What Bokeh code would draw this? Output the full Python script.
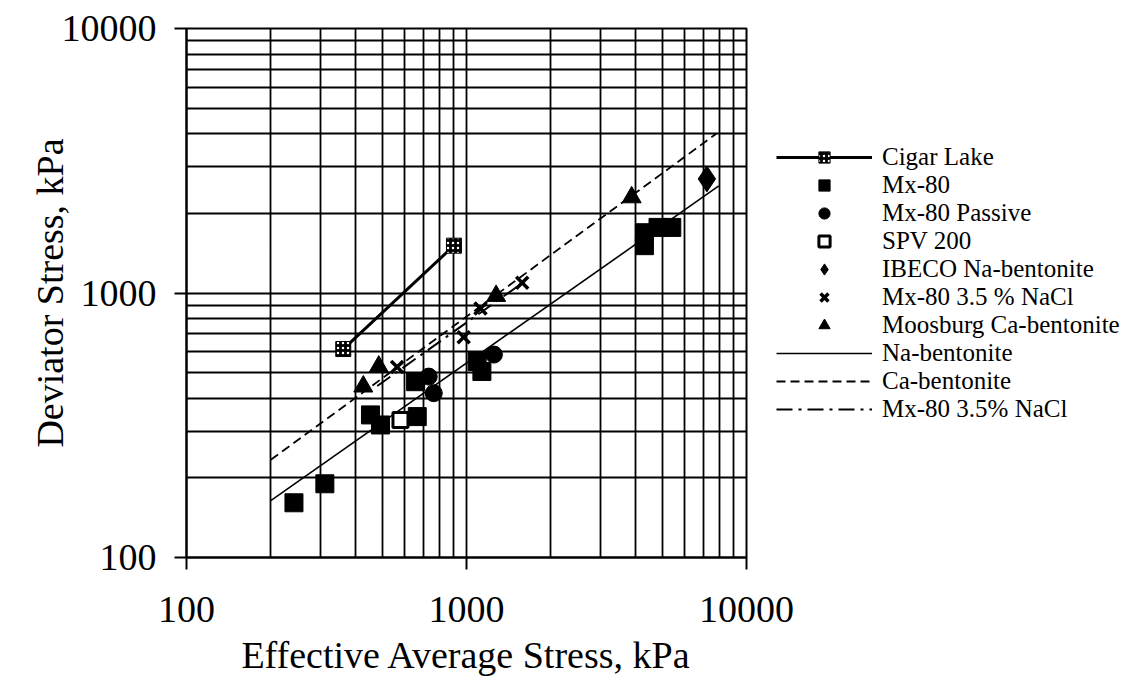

==

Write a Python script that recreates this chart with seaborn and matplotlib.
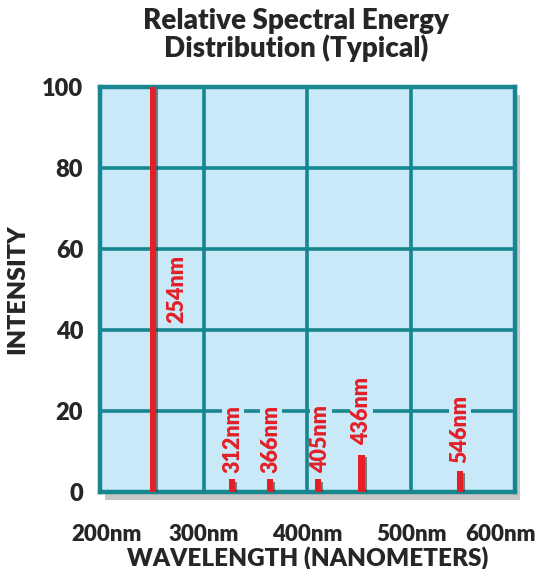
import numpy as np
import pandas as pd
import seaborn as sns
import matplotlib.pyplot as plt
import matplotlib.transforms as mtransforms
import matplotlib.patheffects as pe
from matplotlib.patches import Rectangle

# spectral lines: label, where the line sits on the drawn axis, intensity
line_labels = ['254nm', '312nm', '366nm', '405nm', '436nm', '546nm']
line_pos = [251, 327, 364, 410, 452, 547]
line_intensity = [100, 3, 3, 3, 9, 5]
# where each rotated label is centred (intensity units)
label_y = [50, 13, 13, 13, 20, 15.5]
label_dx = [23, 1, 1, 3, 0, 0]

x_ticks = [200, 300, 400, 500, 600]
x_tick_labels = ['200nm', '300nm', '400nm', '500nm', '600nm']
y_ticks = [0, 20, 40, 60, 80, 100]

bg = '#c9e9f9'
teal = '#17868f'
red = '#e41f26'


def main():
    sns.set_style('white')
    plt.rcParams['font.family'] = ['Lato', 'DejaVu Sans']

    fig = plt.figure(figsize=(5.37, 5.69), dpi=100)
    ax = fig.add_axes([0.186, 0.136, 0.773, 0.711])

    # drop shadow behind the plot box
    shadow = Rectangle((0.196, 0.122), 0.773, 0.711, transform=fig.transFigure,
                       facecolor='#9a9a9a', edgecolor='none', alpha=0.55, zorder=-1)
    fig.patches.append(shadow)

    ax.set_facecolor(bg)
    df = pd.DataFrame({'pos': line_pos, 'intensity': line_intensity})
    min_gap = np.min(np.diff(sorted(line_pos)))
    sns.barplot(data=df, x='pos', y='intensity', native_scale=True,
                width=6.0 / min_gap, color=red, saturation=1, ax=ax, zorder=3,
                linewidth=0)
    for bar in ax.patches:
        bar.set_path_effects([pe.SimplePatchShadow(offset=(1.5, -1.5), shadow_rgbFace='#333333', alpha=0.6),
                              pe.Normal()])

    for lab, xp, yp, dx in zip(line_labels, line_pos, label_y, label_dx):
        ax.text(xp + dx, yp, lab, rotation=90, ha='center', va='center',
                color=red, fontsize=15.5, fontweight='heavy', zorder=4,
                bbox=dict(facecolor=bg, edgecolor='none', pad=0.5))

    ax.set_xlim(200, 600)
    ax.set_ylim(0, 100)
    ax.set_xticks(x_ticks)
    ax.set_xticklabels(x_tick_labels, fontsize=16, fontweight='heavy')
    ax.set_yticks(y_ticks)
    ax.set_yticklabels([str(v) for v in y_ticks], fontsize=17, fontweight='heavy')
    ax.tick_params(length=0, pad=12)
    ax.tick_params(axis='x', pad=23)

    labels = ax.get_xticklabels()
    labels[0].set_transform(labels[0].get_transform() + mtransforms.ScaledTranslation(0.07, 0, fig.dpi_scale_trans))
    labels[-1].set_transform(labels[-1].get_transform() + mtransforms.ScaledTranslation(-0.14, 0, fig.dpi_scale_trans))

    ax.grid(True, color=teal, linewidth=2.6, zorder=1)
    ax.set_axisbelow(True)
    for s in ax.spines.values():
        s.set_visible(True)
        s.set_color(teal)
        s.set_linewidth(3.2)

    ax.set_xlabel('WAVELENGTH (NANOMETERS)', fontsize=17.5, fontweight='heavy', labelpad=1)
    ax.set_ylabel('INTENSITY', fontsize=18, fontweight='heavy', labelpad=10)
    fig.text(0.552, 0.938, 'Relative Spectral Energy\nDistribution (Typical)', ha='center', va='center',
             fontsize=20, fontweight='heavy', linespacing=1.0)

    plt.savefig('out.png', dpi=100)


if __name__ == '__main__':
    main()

**PROBLEM**
Without any pictures, set down the lines from the one holding "Write a Python" through the one holding "from matplotlib.patches import Rectangle".

**COMPLETED EXERCISE**
Write a Python script that recreates this chart with seaborn and matplotlib.
import numpy as np
import pandas as pd
import seaborn as sns
import matplotlib.pyplot as plt
import matplotlib.transforms as mtransforms
import matplotlib.patheffects as pe
from matplotlib.patches import Rectangle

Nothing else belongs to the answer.